A new government shutdown threat will likely appear once the first “tier” of the stopgap bill expires on January 19. Indeed, the hard-liners are already firing shots across Johnson’s bow, as Politico reports:
“Hardliners sunk any chances of passage for two additional funding bills this week — marking a major setback for Speaker Mike Johnson less than 24 hours after working with Democrats to pass a bill that would thwart a shutdown deadline Saturday …
“GOP leadership then canceled the rest of the votes for the week, with Republicans predicting that Johnson’s spending headache won’t get any easier once they return at the end of the month.
“Instead, members of the Freedom Caucus vowed to continue blocking House Republicans’ remaining five funding bills. They urged Johnson to come up with a plan that would cut spending for the fiscal year that began on Oct. 1, without any accounting tricks.”
What makes this revolt even more significant is that Freedom Caucus types are really obsessed with the need to enact individual appropriations bills instead of the catchall measures they believe endemic to out-of-control federal spending. A big part of the rationale for Johnson’s two-tiered stopgap was to provide enough time — and no more — for passage of these individual bills. But now HFC leaders are sabotaging that very possibility out of a fit of pique, in an exceptional example of what it means to cut off your nose to spite your face.

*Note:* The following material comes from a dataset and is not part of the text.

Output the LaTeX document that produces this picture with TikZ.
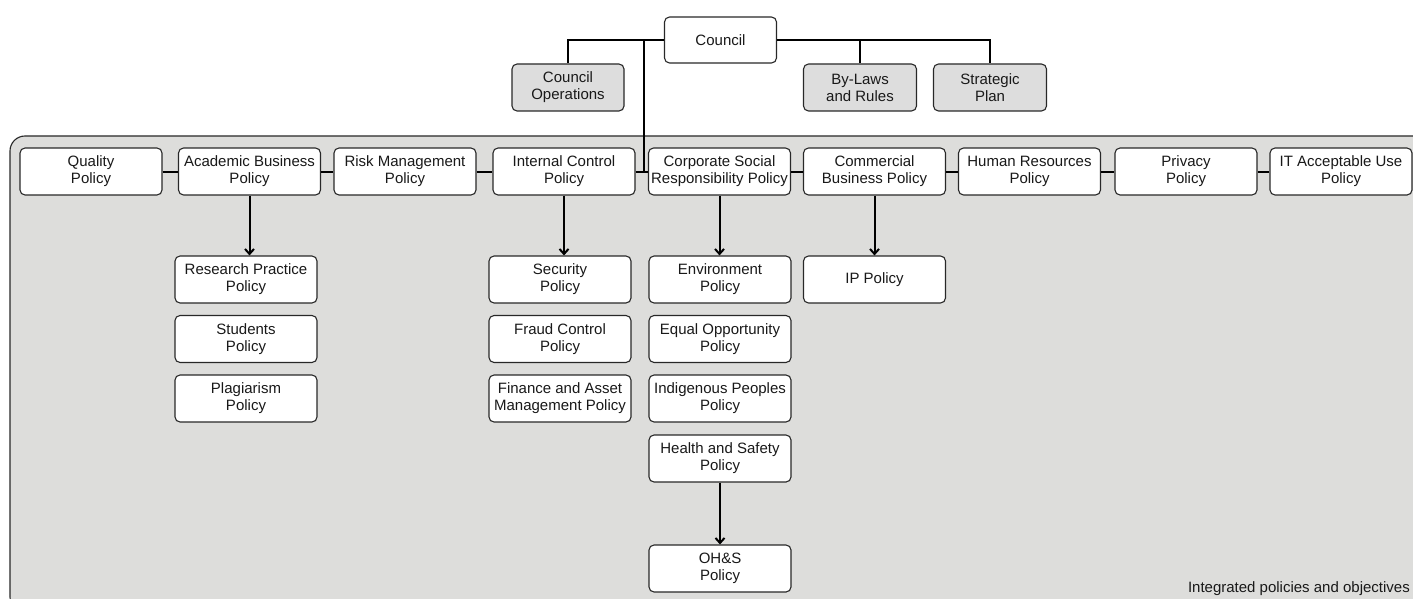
\documentclass[tikz,border=0pt]{standalone}
\usepackage{fontspec}
\setmainfont{Liberation Sans}
\usetikzlibrary{arrows.meta,calc}
\definecolor{bggray}{RGB}{221,221,219}
\definecolor{boxgray}{RGB}{221,221,221}
\definecolor{edgecol}{RGB}{40,40,40}
\definecolor{txtcol}{RGB}{25,25,25}
\tikzset{
  pbox/.style={draw=edgecol, line width=1.1pt, fill=white, rounded corners=5pt,
    minimum width=142pt, minimum height=47pt, inner sep=0pt, align=center, text=txtcol},
  gbox/.style={pbox, fill=boxgray, minimum width=112pt},
  conn/.style={line width=2pt, black},
  arr/.style={conn, -{Straight Barb[length=5pt,width=9pt]}},
}
\begin{document}
\begin{tikzpicture}[x=1pt, y=-1pt, font=\fontsize{15}{17}\selectfont]
\useasboundingbox (0,0) rectangle (1413,599);
\clip (0,0) rectangle (1413,599);
% background panel
\filldraw[fill=bggray, draw=edgecol, line width=1.1pt, rounded corners=15pt] (10,136) rectangle (1440,612);
% top level
\node[pbox, fill=white, minimum width=112pt, minimum height=46pt] (council) at (720.5,40) {Council};
\node[gbox] (cops) at (568,87.5) {Council\\Operations};
\node[gbox, minimum width=113pt] (bylaws) at (860,87.5) {By-Laws\\and Rules};
\node[gbox, minimum width=113pt] (strat) at (990,87.5) {Strategic\\Plan};
% policy row
\node[pbox] (quality) at (91,171.5) {Quality\\Policy};
\node[pbox] (academic) at (249.5,171.5) {Academic Business\\Policy};
\node[pbox] (risk) at (405,171.5) {Risk Management\\Policy};
\node[pbox] (internal) at (564,171.5) {Internal Control\\Policy};
\node[pbox] (csr) at (719.5,171.5) {Corporate Social\\Responsibility Policy};
\node[pbox] (commercial) at (874.5,171.5) {Commercial\\Business Policy};
\node[pbox] (hr) at (1029.5,171.5) {Human Resources\\Policy};
\node[pbox] (privacy) at (1186,171.5) {Privacy\\Policy};
\node[pbox] (ituse) at (1341,171.5) {IT Acceptable Use\\Policy};
% children
\node[pbox] (research) at (246,279.5) {Research Practice\\Policy};
\node[pbox] (students) at (246,339) {Students\\Policy};
\node[pbox] (plag) at (246,398.5) {Plagiarism\\Policy};
\node[pbox] (security) at (560,279.5) {Security\\Policy};
\node[pbox] (fraud) at (560,339) {Fraud Control\\Policy};
\node[pbox] (finance) at (560,398.5) {Finance and Asset\\Management Policy};
\node[pbox] (env) at (720,279.5) {Environment\\Policy};
\node[pbox] (equal) at (720,339) {Equal Opportunity\\Policy};
\node[pbox] (indig) at (720,398.5) {Indigenous Peoples\\Policy};
\node[pbox] (hs) at (720,458.5) {Health and Safety\\Policy};
\node[pbox] (ohs) at (720,568.5) {OH\&S\\Policy};
\node[pbox] (ip) at (874.5,279.5) {IP Policy};
% panel label
\node[anchor=south east, inner sep=0pt, text=txtcol] (panellabel) at (1410,596) {Integrated policies and objectives};
% connectors top
\draw[conn] (council.west) -| (cops.north);
\draw[conn] (council.east) -| (strat.north);
\draw[conn] (bylaws.north) -- (bylaws.north |- council.east);
\coordinate (drop) at (643.5,40);
\draw[conn] (drop) -- (drop |- internal.east);
% row connectors
\foreach \a/\b in {quality/academic, academic/risk, risk/internal, internal/csr,
  csr/commercial, commercial/hr, hr/privacy, privacy/ituse}
  \draw[conn] (\a.east) -- (\b.west);
% arrows
\draw[arr] (academic.south) -- (academic.south |- research.north);
\draw[arr] (internal.south) -- (internal.south |- security.north);
\draw[arr] (csr.south) -- (csr.south |- env.north);
\draw[arr] (commercial.south) -- (commercial.south |- ip.north);
\draw[arr] (hs.south) -- (ohs.north);
\end{tikzpicture}
\end{document}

The thing is, Senate Democrats and the White House aren’t going to bend to Chip Roy’s definition of what the American people want or need between now and the time the next shutdown crisis arrives (indeed, a collision over aid to Ukraine and border policy contained in the president’s supplemental spending proposal will likely come to a head before Christmas). So the shutdown threat may have simply been deferred for a bit even as House GOP hard-liners flagellate themselves for letting Johnson off the hook for the exact sins that damned McCarthy. Enjoy the holidays, federal employees. But stash away some provisions for what could be a stormy winter.